■ **EXERCISE INSTRUCTIONS**: Reproduce all the lines exactly as they stand, apart from the pictures.

■ **DATA LINES**:

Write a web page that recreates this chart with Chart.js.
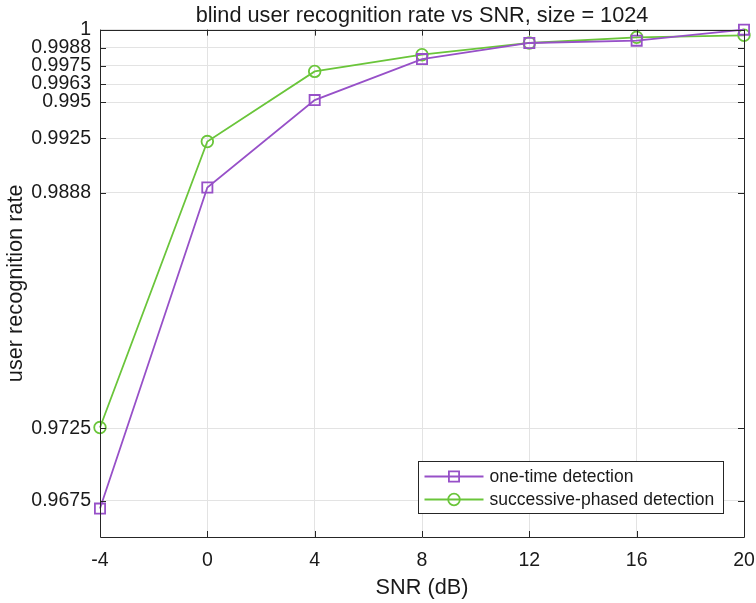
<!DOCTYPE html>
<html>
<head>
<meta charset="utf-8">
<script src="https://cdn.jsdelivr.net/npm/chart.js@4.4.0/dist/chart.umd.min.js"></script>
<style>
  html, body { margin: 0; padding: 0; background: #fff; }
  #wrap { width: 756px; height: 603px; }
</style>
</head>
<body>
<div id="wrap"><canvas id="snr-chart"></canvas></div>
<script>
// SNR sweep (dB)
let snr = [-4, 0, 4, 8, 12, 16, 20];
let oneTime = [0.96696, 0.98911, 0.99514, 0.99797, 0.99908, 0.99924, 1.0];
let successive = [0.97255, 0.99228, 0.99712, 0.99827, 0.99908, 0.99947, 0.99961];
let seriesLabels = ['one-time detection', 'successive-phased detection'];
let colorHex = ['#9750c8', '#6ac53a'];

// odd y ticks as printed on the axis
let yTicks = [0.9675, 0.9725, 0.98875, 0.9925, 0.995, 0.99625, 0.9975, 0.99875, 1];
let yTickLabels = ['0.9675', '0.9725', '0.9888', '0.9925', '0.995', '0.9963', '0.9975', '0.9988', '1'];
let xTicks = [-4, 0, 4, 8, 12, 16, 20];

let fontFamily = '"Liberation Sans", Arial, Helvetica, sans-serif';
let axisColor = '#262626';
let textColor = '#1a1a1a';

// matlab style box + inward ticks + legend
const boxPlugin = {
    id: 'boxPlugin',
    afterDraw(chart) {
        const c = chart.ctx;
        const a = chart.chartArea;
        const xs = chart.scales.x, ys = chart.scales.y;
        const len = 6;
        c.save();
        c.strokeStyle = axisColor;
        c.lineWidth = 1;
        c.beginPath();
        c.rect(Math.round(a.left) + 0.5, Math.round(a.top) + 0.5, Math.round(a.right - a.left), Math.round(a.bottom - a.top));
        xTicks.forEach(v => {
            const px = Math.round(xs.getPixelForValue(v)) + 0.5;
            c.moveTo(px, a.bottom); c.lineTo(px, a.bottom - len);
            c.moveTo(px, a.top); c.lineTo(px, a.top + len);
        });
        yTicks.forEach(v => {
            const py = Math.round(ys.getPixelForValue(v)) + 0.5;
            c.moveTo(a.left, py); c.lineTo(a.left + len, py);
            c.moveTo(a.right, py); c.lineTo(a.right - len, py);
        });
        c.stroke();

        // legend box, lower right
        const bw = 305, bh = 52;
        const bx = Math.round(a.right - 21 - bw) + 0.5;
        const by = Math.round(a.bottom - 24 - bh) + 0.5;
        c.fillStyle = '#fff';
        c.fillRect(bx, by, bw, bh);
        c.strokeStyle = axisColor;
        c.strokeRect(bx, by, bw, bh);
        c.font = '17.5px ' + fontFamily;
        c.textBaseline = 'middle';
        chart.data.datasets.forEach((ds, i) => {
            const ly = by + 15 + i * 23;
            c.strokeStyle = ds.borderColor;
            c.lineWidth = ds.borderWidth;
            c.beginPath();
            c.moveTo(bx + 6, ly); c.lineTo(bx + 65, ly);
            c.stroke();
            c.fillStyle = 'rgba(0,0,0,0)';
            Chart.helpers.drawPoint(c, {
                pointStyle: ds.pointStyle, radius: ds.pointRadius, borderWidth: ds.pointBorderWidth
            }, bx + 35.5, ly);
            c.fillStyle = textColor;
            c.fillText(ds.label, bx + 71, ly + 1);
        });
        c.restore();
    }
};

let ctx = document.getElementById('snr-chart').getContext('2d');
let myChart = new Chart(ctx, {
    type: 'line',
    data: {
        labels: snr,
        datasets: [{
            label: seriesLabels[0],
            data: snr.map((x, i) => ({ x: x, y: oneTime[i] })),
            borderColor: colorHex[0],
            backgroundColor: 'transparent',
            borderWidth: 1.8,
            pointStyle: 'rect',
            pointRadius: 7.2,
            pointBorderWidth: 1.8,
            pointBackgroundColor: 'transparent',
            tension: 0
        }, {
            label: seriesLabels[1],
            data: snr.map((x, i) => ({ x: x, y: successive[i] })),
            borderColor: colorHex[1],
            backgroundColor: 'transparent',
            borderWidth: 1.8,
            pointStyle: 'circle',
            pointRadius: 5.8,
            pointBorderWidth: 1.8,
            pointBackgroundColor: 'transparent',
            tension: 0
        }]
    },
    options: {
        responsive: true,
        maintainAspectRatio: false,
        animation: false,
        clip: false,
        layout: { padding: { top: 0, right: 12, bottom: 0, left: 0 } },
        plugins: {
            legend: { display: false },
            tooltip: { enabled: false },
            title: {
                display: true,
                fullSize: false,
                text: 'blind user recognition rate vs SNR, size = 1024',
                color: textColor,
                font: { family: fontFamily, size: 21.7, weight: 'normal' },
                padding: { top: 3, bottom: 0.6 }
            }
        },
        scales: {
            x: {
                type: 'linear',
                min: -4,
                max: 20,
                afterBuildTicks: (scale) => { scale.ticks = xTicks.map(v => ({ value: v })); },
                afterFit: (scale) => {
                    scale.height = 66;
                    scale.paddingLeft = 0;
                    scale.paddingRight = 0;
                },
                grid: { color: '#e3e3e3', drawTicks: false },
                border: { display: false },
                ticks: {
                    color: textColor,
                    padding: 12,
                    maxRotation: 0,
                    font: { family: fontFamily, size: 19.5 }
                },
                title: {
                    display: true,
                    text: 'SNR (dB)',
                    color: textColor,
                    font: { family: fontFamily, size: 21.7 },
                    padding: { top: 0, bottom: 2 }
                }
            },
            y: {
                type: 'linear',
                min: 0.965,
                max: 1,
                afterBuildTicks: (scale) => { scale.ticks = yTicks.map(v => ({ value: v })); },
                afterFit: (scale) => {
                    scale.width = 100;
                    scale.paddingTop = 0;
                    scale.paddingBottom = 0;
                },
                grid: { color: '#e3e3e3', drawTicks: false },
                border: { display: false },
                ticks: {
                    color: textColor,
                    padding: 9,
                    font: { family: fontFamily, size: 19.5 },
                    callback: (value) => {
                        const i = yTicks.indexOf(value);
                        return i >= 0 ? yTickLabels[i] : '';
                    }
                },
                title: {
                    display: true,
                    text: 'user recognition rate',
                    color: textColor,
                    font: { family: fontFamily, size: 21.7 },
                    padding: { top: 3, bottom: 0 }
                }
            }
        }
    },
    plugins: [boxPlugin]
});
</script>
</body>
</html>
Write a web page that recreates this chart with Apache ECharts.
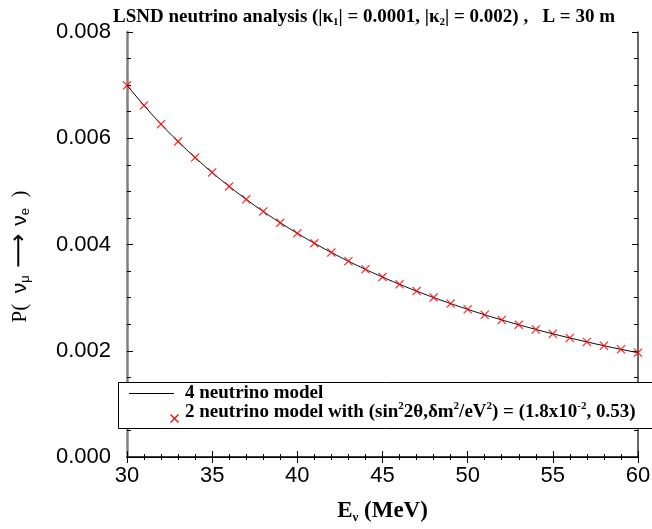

■ **ANSWER TO THIS PROBLEM**:
Write a web page that recreates this chart with Chart.js.
<!DOCTYPE html>
<html>
<head>
<meta charset="utf-8">
<script src="https://cdn.jsdelivr.net/npm/chart.js@4.4.0/dist/chart.umd.min.js"></script>
<style>
  html, body { margin: 0; padding: 0; background: #fff; }
  #wrap { width: 756px; height: 603px; }
</style>
</head>
<body>
<div id="wrap"><canvas id="snr-chart"></canvas></div>
<script>
// SNR sweep (dB)
let snr = [-4, 0, 4, 8, 12, 16, 20];
let oneTime = [0.96696, 0.98911, 0.99514, 0.99797, 0.99908, 0.99924, 1.0];
let successive = [0.97255, 0.99228, 0.99712, 0.99827, 0.99908, 0.99947, 0.99961];
let seriesLabels = ['one-time detection', 'successive-phased detection'];
let colorHex = ['#9750c8', '#6ac53a'];

// odd y ticks as printed on the axis
let yTicks = [0.9675, 0.9725, 0.98875, 0.9925, 0.995, 0.99625, 0.9975, 0.99875, 1];
let yTickLabels = ['0.9675', '0.9725', '0.9888', '0.9925', '0.995', '0.9963', '0.9975', '0.9988', '1'];
let xTicks = [-4, 0, 4, 8, 12, 16, 20];

let fontFamily = '"Liberation Sans", Arial, Helvetica, sans-serif';
let axisColor = '#262626';
let textColor = '#1a1a1a';

// matlab style box + inward ticks + legend
const boxPlugin = {
    id: 'boxPlugin',
    afterDraw(chart) {
        const c = chart.ctx;
        const a = chart.chartArea;
        const xs = chart.scales.x, ys = chart.scales.y;
        const len = 6;
        c.save();
        c.strokeStyle = axisColor;
        c.lineWidth = 1;
        c.beginPath();
        c.rect(Math.round(a.left) + 0.5, Math.round(a.top) + 0.5, Math.round(a.right - a.left), Math.round(a.bottom - a.top));
        xTicks.forEach(v => {
            const px = Math.round(xs.getPixelForValue(v)) + 0.5;
            c.moveTo(px, a.bottom); c.lineTo(px, a.bottom - len);
            c.moveTo(px, a.top); c.lineTo(px, a.top + len);
        });
        yTicks.forEach(v => {
            const py = Math.round(ys.getPixelForValue(v)) + 0.5;
            c.moveTo(a.left, py); c.lineTo(a.left + len, py);
            c.moveTo(a.right, py); c.lineTo(a.right - len, py);
        });
        c.stroke();

        // legend box, lower right
        const bw = 305, bh = 52;
        const bx = Math.round(a.right - 21 - bw) + 0.5;
        const by = Math.round(a.bottom - 24 - bh) + 0.5;
        c.fillStyle = '#fff';
        c.fillRect(bx, by, bw, bh);
        c.strokeStyle = axisColor;
        c.strokeRect(bx, by, bw, bh);
        c.font = '17.5px ' + fontFamily;
        c.textBaseline = 'middle';
        chart.data.datasets.forEach((ds, i) => {
            const ly = by + 15 + i * 23;
            c.strokeStyle = ds.borderColor;
            c.lineWidth = ds.borderWidth;
            c.beginPath();
            c.moveTo(bx + 6, ly); c.lineTo(bx + 65, ly);
            c.stroke();
            c.fillStyle = 'rgba(0,0,0,0)';
            Chart.helpers.drawPoint(c, {
                pointStyle: ds.pointStyle, radius: ds.pointRadius, borderWidth: ds.pointBorderWidth
            }, bx + 35.5, ly);
            c.fillStyle = textColor;
            c.fillText(ds.label, bx + 71, ly + 1);
        });
        c.restore();
    }
};

let ctx = document.getElementById('snr-chart').getContext('2d');
let myChart = new Chart(ctx, {
    type: 'line',
    data: {
        labels: snr,
        datasets: [{
            label: seriesLabels[0],
            data: snr.map((x, i) => ({ x: x, y: oneTime[i] })),
            borderColor: colorHex[0],
            backgroundColor: 'transparent',
            borderWidth: 1.8,
            pointStyle: 'rect',
            pointRadius: 7.2,
            pointBorderWidth: 1.8,
            pointBackgroundColor: 'transparent',
            tension: 0
        }, {
            label: seriesLabels[1],
            data: snr.map((x, i) => ({ x: x, y: successive[i] })),
            borderColor: colorHex[1],
            backgroundColor: 'transparent',
            borderWidth: 1.8,
            pointStyle: 'circle',
            pointRadius: 5.8,
            pointBorderWidth: 1.8,
            pointBackgroundColor: 'transparent',
            tension: 0
        }]
    },
    options: {
        responsive: true,
        maintainAspectRatio: false,
        animation: false,
        clip: false,
        layout: { padding: { top: 0, right: 12, bottom: 0, left: 0 } },
        plugins: {
            legend: { display: false },
            tooltip: { enabled: false },
            title: {
                display: true,
                fullSize: false,
                text: 'blind user recognition rate vs SNR, size = 1024',
                color: textColor,
                font: { family: fontFamily, size: 21.7, weight: 'normal' },
                padding: { top: 3, bottom: 0.6 }
            }
        },
        scales: {
            x: {
                type: 'linear',
                min: -4,
                max: 20,
                afterBuildTicks: (scale) => { scale.ticks = xTicks.map(v => ({ value: v })); },
                afterFit: (scale) => {
                    scale.height = 66;
                    scale.paddingLeft = 0;
                    scale.paddingRight = 0;
                },
                grid: { color: '#e3e3e3', drawTicks: false },
                border: { display: false },
                ticks: {
                    color: textColor,
                    padding: 12,
                    maxRotation: 0,
                    font: { family: fontFamily, size: 19.5 }
                },
                title: {
                    display: true,
                    text: 'SNR (dB)',
                    color: textColor,
                    font: { family: fontFamily, size: 21.7 },
                    padding: { top: 0, bottom: 2 }
                }
            },
            y: {
                type: 'linear',
                min: 0.965,
                max: 1,
                afterBuildTicks: (scale) => { scale.ticks = yTicks.map(v => ({ value: v })); },
                afterFit: (scale) => {
                    scale.width = 100;
                    scale.paddingTop = 0;
                    scale.paddingBottom = 0;
                },
                grid: { color: '#e3e3e3', drawTicks: false },
                border: { display: false },
                ticks: {
                    color: textColor,
                    padding: 9,
                    font: { family: fontFamily, size: 19.5 },
                    callback: (value) => {
                        const i = yTicks.indexOf(value);
                        return i >= 0 ? yTickLabels[i] : '';
                    }
                },
                title: {
                    display: true,
                    text: 'user recognition rate',
                    color: textColor,
                    font: { family: fontFamily, size: 21.7 },
                    padding: { top: 3, bottom: 0 }
                }
            }
        }
    },
    plugins: [boxPlugin]
});
</script>
</body>
</html>
Write a web page that recreates this chart with Apache ECharts.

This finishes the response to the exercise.